One idea that pops to mind is extra bigger water tank in parallel with the small tank. I’d like to have the option to store more heat once the small tank heats up. A valve between them could be opened giving the choice to heat more water or not.
Thanks, Jeremy
Having a primary and secondary tank is an interesting idea. I think my next build will have a taller tank. 30- 40 gallons with about the same foot print. but I don’t have enough space to fit another tank as a primary. If I was to use two tanks, I would set it up with the primary tank hooked in a thermosiphon loop with the secondary, . Make sure the thermo siphon distance is short with no constrictions to the flow. In this case consider the smaller tank as the heat source so the direction of flow is hot primary to the secondary hot fitting, through the secondary tank and cooler water at bottom of secondary running back to the cold primary. I have removed drain fittings at the bottom of the tank to access the cold layer of water –using a cold input fitting at the top will likely work very poorly for a thermo siphon. Another trick I’ve heard is to have the secondary tank cold outlet higher than the primary, but that’s not written in stone. I had lots of success with a one way flow valve in the cold part of the loop blocking a back flow to the secondary tank. This will work with the system under pressure, but is safer during heating with pressure off the system. also, I have found normal tpr valves will blow where water may reach higher temps (even though there is no pressure at all). You will likely want a straight pressure valve instead.

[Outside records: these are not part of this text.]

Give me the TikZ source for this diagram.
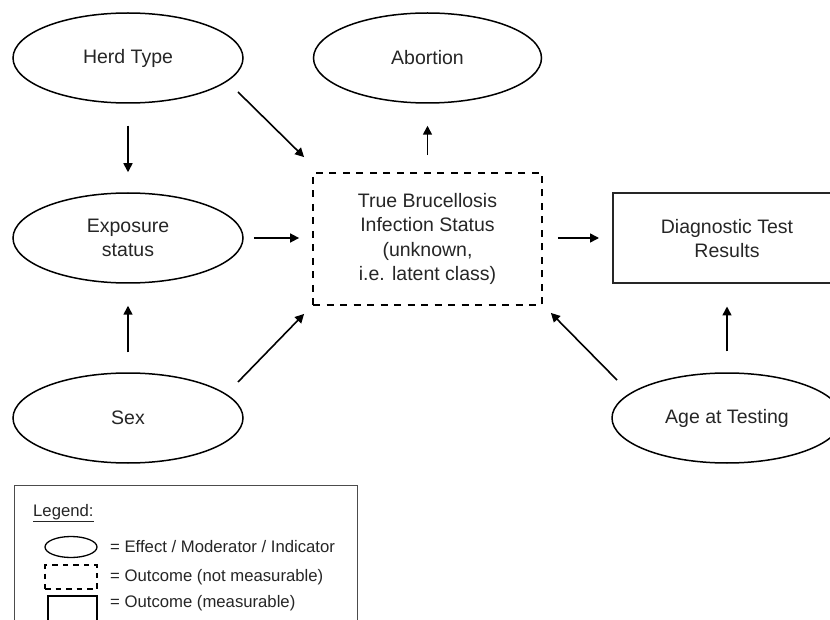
\documentclass[tikz,border=0pt]{standalone}
\usepackage{fontspec}
\setmainfont{Liberation Sans}
\usetikzlibrary{shapes.geometric,arrows.meta}
\tikzset{
  oval/.style={ellipse, draw=black, line width=1.5pt, minimum width=230pt, minimum height=90pt, inner sep=0pt, align=center, text=black!85, font=\fontsize{19.5}{24.5}\selectfont},
  latentbox/.style={rectangle, draw=black, line width=1.8pt, dash pattern=on 7pt off 6.5pt, minimum width=229pt, minimum height=132pt, inner sep=0pt, align=center, text=black!85, font=\fontsize{19.5}{24.5}\selectfont},
  measbox/.style={rectangle, draw=black!85, line width=2pt, minimum width=228pt, minimum height=90pt, inner sep=0pt, align=center, text=black!85, font=\fontsize{19.5}{24.5}\selectfont},
  conn/.style={line width=1.6pt, draw=black, -{Triangle[length=9pt,width=9pt]}},
  legtext/.style={anchor=west, inner sep=0pt, text=black!85, font=\fontsize{16.7}{20}\selectfont},
}
\begin{document}
\begin{tikzpicture}[x=1pt,y=-1pt]
\useasboundingbox (0,0) rectangle (830,620);
\clip (0,0) rectangle (830,620);
\fill[white] (0,0) rectangle (830,620);

% main nodes
\node[oval] (herd) at (128,58) {Herd Type};
\node[oval, minimum width=228pt] (abort) at (427.5,58) {Abortion};
\node[oval] (expo) at (128,238) {Exposure\\status};
\node[oval] (sex) at (128,418) {Sex};
\node[oval] (age) at (727,418) {Age at Testing};
\node[latentbox] (tbs) at (427.5,239) {True Brucellosis\\Infection Status\\(unknown,\\i.e. latent class)};
\node[measbox] (diag) at (727,238.5) {Diagnostic Test\\Results};

% connectors
\draw[conn, shorten <=22pt, shorten >=20pt] (herd) -- (expo);
\draw[conn] ([shift={(110,34)}]herd.center) -- ([shift={(-8,-15)}]tbs.north west);
\draw[conn, shorten <=17pt, shorten >=22pt] (tbs.north) -- (abort.south);
\draw[conn, shorten <=10pt, shorten >=13pt] (expo.east) -- (expo.east -| tbs.west);
\draw[conn, shorten <=20pt, shorten >=22pt] (sex) -- (expo);
\draw[conn] ([shift={(110,-36)}]sex.center) -- ([shift={(-8,8)}]tbs.south west);
\draw[conn] ([shift={(-110,-38)}]age.center) -- ([shift={(8,7)}]tbs.south east);
\draw[conn, shorten <=21pt, shorten >=22pt] (age.north) -- (diag.south);
\draw[conn, shorten <=15pt, shorten >=13pt] (tbs.east |- expo.east) -- (diag.west |- expo.east);

% legend
\node[rectangle, draw=black!70, line width=1pt, minimum width=343pt, minimum height=160pt, inner sep=0pt] (legbox) at (185.5,565) {};
\node[legtext] (legtitle) at (33,513) {\underline{Legend:}};
\node[ellipse, draw=black, line width=1.3pt, minimum width=52pt, minimum height=21pt, inner sep=0pt] (legoval) at (71,547) {};
\node[legtext] (legovaltext) at (110,547) {= Effect / Moderator / Indicator};
\node[rectangle, draw=black, line width=1.5pt, dash pattern=on 5.5pt off 5pt, minimum width=52pt, minimum height=24pt, inner sep=0pt] (legdash) at (71,577) {};
\node[legtext] (legdashtext) at (110,577) {= Outcome (not measurable)};
\node[rectangle, draw=black, line width=1.5pt, minimum width=49pt, minimum height=26pt, inner sep=0pt] (legrect) at (72.5,609) {};
\node[legtext] (legrecttext) at (110,603) {= Outcome (measurable)};
\end{tikzpicture}
\end{document}
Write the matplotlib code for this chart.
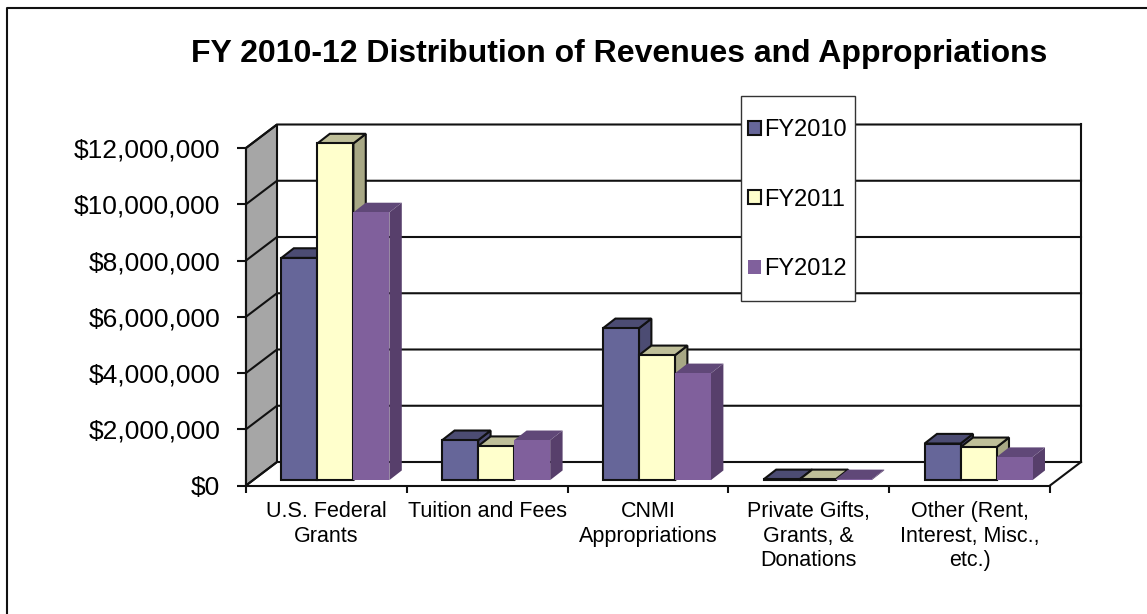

The secondary port would be the same as for the DSR2, except overhead at the back of the chamber. I forget the length, but about 6 inches long, 2&1/2 inches wide, 2&1/2 inches deep, (I used full firebricks with good square, clean edges). The secondary air supply is about csa 3&1/2 sq inches on the back wall and ending midway up in the port.
And there is a lot of smoke etc condensing on the tank and everywhere the exhaust touches till it is past the water tank -after that there is just a slight film. Remember, even though the relative efficiency is high, there are start up and ember phases where combustion is not as complete, and areas around the tank will never get hot enough to burn off the soot. Without having internal readings, the top of the stove closest to the water tank is already down to 3-400 even when the port temps (measured on top of the glass) are above 1000(F)
Thanks for posting. I had thought I would build a DSR until I saw comments that it is recommended. Now I’m stuck wondering what to do. I’m glad to see it seems to be working for you.
One of my posts on the pro board asked a similar thing, The problem during testing seemed to be runaway heat and dirty burns. and I don’t think there is any real data on CO efficiency, etc, but this all seems fairly easy to control and the key is a bypass so you can preheat a chimney, or an assisted exhaust like mine allowing for maximum extraction of heat.
All that being said, after playing with a ceramic fiber blanket as insulation on top of the glass it appears best burn characteristics happen with more insulation around the port than simply the glass top. For this reason the DSR2 might be a better method. My bb burn chamber is 18 inches long, and I think it will be possible to fit the DSR2 with a back port and short insulated combustion space before going into the horizontal riser on top under the glass where it starts to radiate heat. I still have plenty of winter left to think about pros and cons before I tear it apart and start the next build cycle.